O resultado está aí para todo o mundo ver: demissões e rechaço aos currículos enviados. O valor da improdutividade mal remunerada aumenta, o modelo da vida em três estágios (pré-produtivo, produtivo e aposentadoria/improdutivo) se cristaliza e a inevitabilidade do declínio físico e cognitivo é convertida em profecia autorrealizadora.
Em contraste, uma solução conhecida, o aprendizado continuado, é capaz de estimular a conectividade cerebral, evitando o declínio cognitivo, enquanto converte as tecnologias em ascensão em ferramentas do cotidiano. Ele tanto renova a competitividade do profissional quanto resgata o capital intelectual anteriormente acumulado, que volta a "pagar dividendos".
Em tese, é fácil criar uma rota própria de desenvolvimento na meia-idade. Há uma miríade de cursos online de baixo custo, ministrados por professores das grandes universidades do mundo, que também incluem grupos de discussão para as trocas entre pares. Na prática, funciona pouco.
A razão é institucional. A maioria das empresas não se preocupa em capitalizar em cima deste tipo de investimento pessoal por causa de atrasos alojados na cultura corporativa e, mais amplamente, na cultura nacional, como exemplificado pela vedação ao rebaixamento funcional (p. ex. diretor virar gerente), que não é gostoso, mas é essencial para que a saída superior do elevador corporativo não se reduza à área externa do prédio.
De maneira ainda mais crítica, o dogma central em educação permanece o de que todas as políticas de ensino, com exceção da educação tardia (EJA), devem mirar a juventude. Não é de estranhar que tantos entrem em pânico assoprando velinhas à sombra da inteligência artificial.
Vedações etaristas, como a expulsória aos 75 do serviço público, devem ser revistas, até porque o modelo de estabilidade generalizada que lhe inspirava já está sendo abandonado. Incentivos tributários para quem contrata e retém os profissionais sêniores que trabalham com informação precisam entrar em pauta e as trilhas da educação continuada têm que se conectar aos paradigmas da neurologia contemporânea sobre a prevenção do declínio cognitivo.
"Sociedade da longevidade" é o horizonte destas medidas e outras.
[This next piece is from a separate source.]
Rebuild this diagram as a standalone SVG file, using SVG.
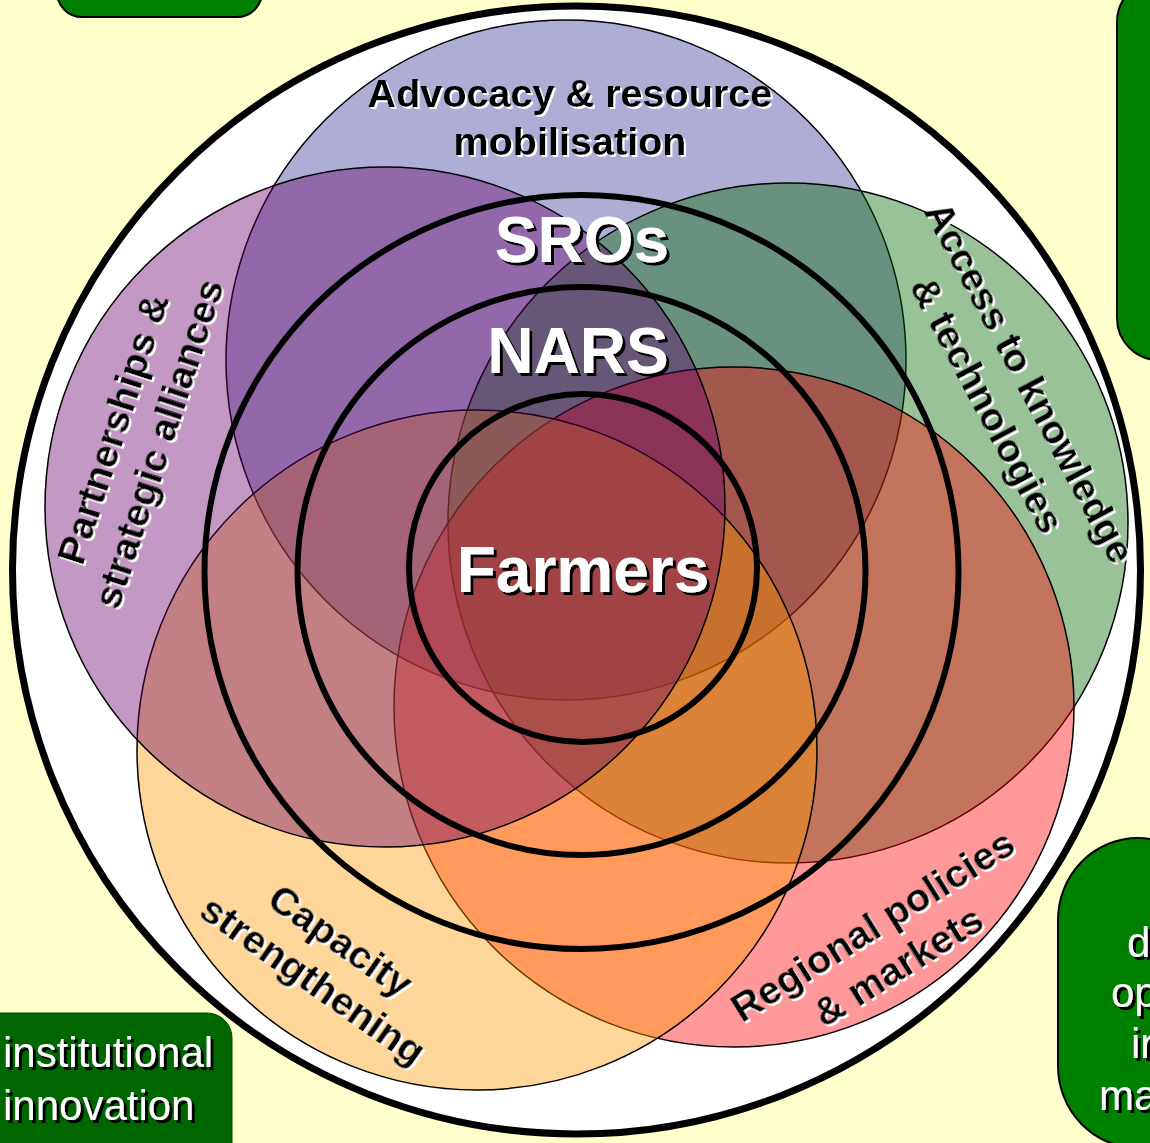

É o aproveitamento do capital intelectual acumulado, o desenvolvimento de produtos que não sejam apenas cinzas ou azuis, para esse contingente populacional em ascensão e a redução dramática da mortalidade pela combinação de tecnologias médicas e evolução cultural.
Ela é uma virada na relação com a duração, que Andrew Scott, autor de um dos melhores livros no tema, compara com a que ocorreria se o dia deixasse de ter 24 horas e passasse a ter 32.
Em seu cerne estão os estágios múltiplos de desenvolvimento e subjetivação, as perspectivas de longo prazo na idade em que nossos pais estavam se aposentando, o foco maior na idade biológica em detrimento da cronológica e a consolidação de uma nova geração, os "perennials".
Eu não acredito que haverá uma transição homogênea para este novo modelo econômico e psicossocial, mas, que nos variados países, isto irá acontecer em momentos distintos, a partir de desafios locais. Ao final, a verdadeira vantagem competitiva não estará no mero aproveitamento das oportunidades oferecidas pela mão de obra jovem, mas na condução efetiva desta transição.